The New York Times piece gives an extended look at Jarmusch’s interest in collage and appropriation, identifying it as a through-line that runs across the gamut of his work:
“‘The interesting thing about them is they reveal to me that my process of creating things is very similar, whether I’m writing a script or shooting a film or making a piece of music or writing a poem or making a collage,’ Jarmusch said. ‘I gather the elements from which I will make the thing first. Like, shooting a film is just gathering the material from which you will edit the film, you know? The collages reduce it to the most minimal form of that procedure.'”
Jarmusch also traces his aesthetic roots back to his early exposure to the New York School of poets during his studies at Columbia University:
“Before he landed on filmmaking, Jarmusch intended to be a poet, studying under the New York School poet David Shapiro (who also made collages) and Kenneth Koch, and traces his animating principle to their strategies. ‘Koch once gave me a poem by Rilke, and said, bring me your translation in two days. I said, “But Kenneth, I don’t know any German.” And he just looked at me with a kind of twinkle in his eye and said, “Exactly.” And so the idea is take something, anything, and make a new thing out of it.’”

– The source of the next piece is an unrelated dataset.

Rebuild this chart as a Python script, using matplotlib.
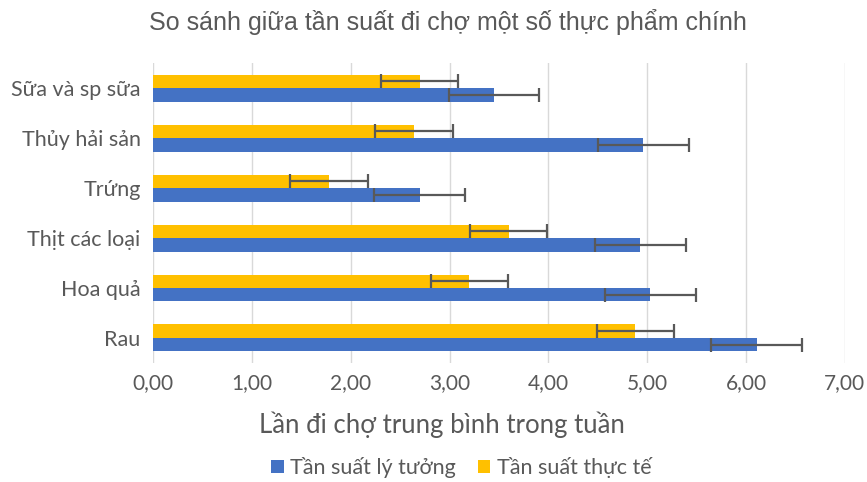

Altough many of the collages are playful, Jarmusch also acknowledges that “Some of them are a little scary or dark. Some of them, I hope, are funny. The New York School poets taught me if there’s nothing funny in any of your stuff, then wow, how unfortunate for you.”
You can find out more about Jarmusch’s book, Some Collages (a title that perhaps nods to Ashbery’s debut, Some Trees), here and read an interview with him about his collages in Dazed, here.
The Koch/Jarmusch story reinforces my thoughts that translation (even naïve or unlearned translation) is a powerful too-little-used way to get inside the poetic method.